October 17, 2014
The Roman Catholic and Russian Orthodox Churches should join forces to defend marriage and the family on the international stage, the head of the Synodal Department for External Church Relations for the Moscow Patriarchate told Catholic bishops at the Vatican on Thursday.
“The time has come for Christians to join efforts and come out as a united front for the noble goal of protecting the family when confronted by the challenges of the secular world for the sake of preserving the future of civilization,” Metropolitan Hilarion (Alfeyev) said, addressing the Extraordinary Synod of the Family in Rome.
Emphasizing the serious state of the family today, the hierarch said in his statement that saving the family “is the field in which our alliance may become really needed.”
“The topic of the family is one of the most acute and vital today,” Metropolitan Hilarion stated. “It is an indicator of the moral state of the society in which we live.”
The Catholic and Russian Orthodox Churches should collaborate to defend their positions in discussion with legislative and executive powers in specific countries, and in front of international organizations such as the UN and the Council of Europe, he said.
“We have anxiously watched as abuse of the notions of freedom and tolerance has been used in recent years to dismantle the basic values rooted in religious traditions,” Metropolitan Hilarion said. “There is an increasingly aggressive propagation of the idea of moral relativism applied also to the institution of the family held sacred by all of humanity.”

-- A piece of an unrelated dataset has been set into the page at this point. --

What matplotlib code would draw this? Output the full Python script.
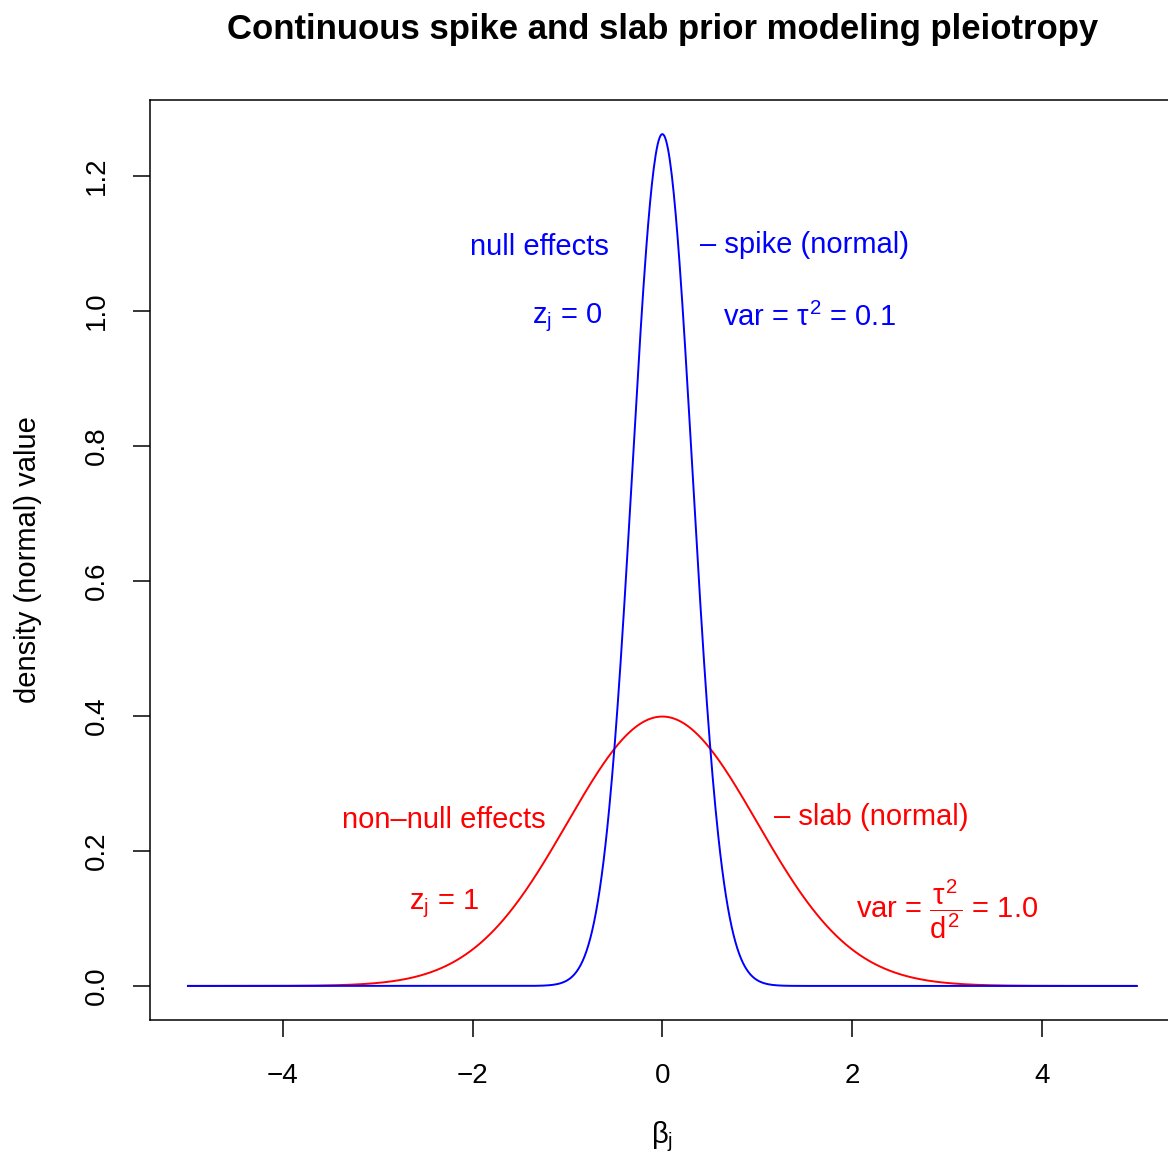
import numpy as np
import matplotlib
matplotlib.use("Agg")
import matplotlib.pyplot as plt

plt.rcParams['font.family'] = ['Liberation Sans', 'DejaVu Sans']
plt.rcParams['mathtext.fontset'] = 'custom'
plt.rcParams['mathtext.rm'] = 'Liberation Sans'
plt.rcParams['mathtext.it'] = 'Liberation Sans'
plt.rcParams['mathtext.sf'] = 'Liberation Sans'

# Distribution parameters
spike_var = 0.1
slab_var = 1.0
x_range = [-5, 5]
xticks = [-4, -2, 0, 2, 4]
yticks = [0.0, 0.2, 0.4, 0.6, 0.8, 1.0, 1.2]

x = np.linspace(x_range[0], x_range[1], 1001)


def dnorm(v, var):
    return np.exp(-v ** 2 / (2 * var)) / np.sqrt(2 * np.pi * var)


spike = dnorm(x, spike_var)
slab = dnorm(x, slab_var)

W, H = 1168, 1158
fig = plt.figure(figsize=(W / 100, H / 100), dpi=100)
ax = fig.add_axes([150 / W, 138 / H, (1174.7 - 150) / W, 920 / H])

ax.plot(x, slab, color='#FF0000', lw=1.4)
ax.plot(x, spike, color='#0000FF', lw=1.4)

ymax = spike.max()
ax.set_xlim(-5.4, 5.4)
ax.set_ylim(-0.04 * ymax, ymax * 1.04)

ax.set_xticks(xticks)
ax.set_xticklabels(['\u2212' + str(abs(t)) if t < 0 else str(t) for t in xticks])
ax.set_yticks(yticks)
ax.set_yticklabels([f'{t:.1f}' for t in yticks], rotation=90, va='center')
ax.tick_params(axis='both', length=12, width=1.1, labelsize=20, direction='out')
ax.tick_params(axis='x', pad=19)
ax.tick_params(axis='y', pad=17)
for s in ax.spines.values():
    s.set_linewidth(1.1)

ax.set_xlabel(r'$\beta_{\rm j}$', fontsize=21, labelpad=22)
ax.set_ylabel('density (normal) value', fontsize=21, labelpad=30)
fig.suptitle('Continuous spike and slab prior modeling pleiotropy',
             fontsize=25, fontweight='bold', x=663 / W, y=1 - 30 / H, va='center')

fs = 21
blue = '#0000FF'
red = '#FF0000'
ax.text(-1.3, 1.095, 'null effects', color=blue, fontsize=fs, ha='center', va='center')
ax.text(-1.0, 0.99, r'z$_{\rm j}$ = 0', color=blue, fontsize=fs, ha='center', va='center')
ax.text(1.5, 1.098, '\u2013 spike (normal)', color=blue, fontsize=fs, ha='center', va='center')
ax.text(1.55, 0.99, r'var = $\tau^2$ = 0.1', color=blue, fontsize=fs, ha='center', va='center')

ax.text(-2.3, 0.246, 'non\u2013null effects', color=red, fontsize=fs, ha='center', va='center')
ax.text(-2.3, 0.122, r'z$_{\rm j}$ = 1', color=red, fontsize=fs, ha='center', va='center')
ax.text(2.2, 0.25, '\u2013 slab (normal)', color=red, fontsize=fs, ha='center', va='center')
ax.text(3.0, 0.113, r'var = $\dfrac{\tau^2}{d^2}$ = 1.0', color=red, fontsize=fs, ha='center', va='center')

fig.savefig('out.png', dpi=100)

He brought attention to the resulting erosion of respect for life with the family’s collapse.
“Children are no longer seen as the desirable fruit of spouses’ mutual love,” Metropolitan Hilarion said. “The right of abortion, restricted by almost nothing, has become widespread, and has led to the legalization of the destruction of millions of lives.”
He also decried the abandonment of children.
As the synod neared the end of its second week and dispute lingered over itsdocuments and direction, the Russian hierarch warned against moral relativism, stating it had also affected many Christians who profess the Church’s teaching on the family but refuse to follow it.
The hierarch drew a parallel between the breakdown of the family and legalized homosexual “marriage” imposed in the U.S. and parts of Europe, homosexual adoption, and surrogate motherhood.
“Traditional families built on the notion of marriage as union of man and woman become weaker and weaker,” Metropolitan Hilarion said. “Instead of concern for their consolidation, there is the propaganda of so-called 'free relations.' The notions of fidelity, mutual respect and responsibility of spouses are replaced by the imposition of hedonism and calls to live for one’s own self.”
The Russian hierarch reminded the Synod’s bishops of the 2013 Rome conferenceOrthodox and Catholics Protecting the Family Together, and its final statement underscoring, “our conviction that we bear a common responsibility for making marriage and family life the way to sanctity for Christian families,” and he issued a call to action.
“It is essential not to confine ourselves to noble appeals, but to press in every possible way for the legal protection of the family,” Metropolitan Hilarion said. “It is necessary to restore in our society the awareness that freedom is unthinkable without responsibility for one’s actions.”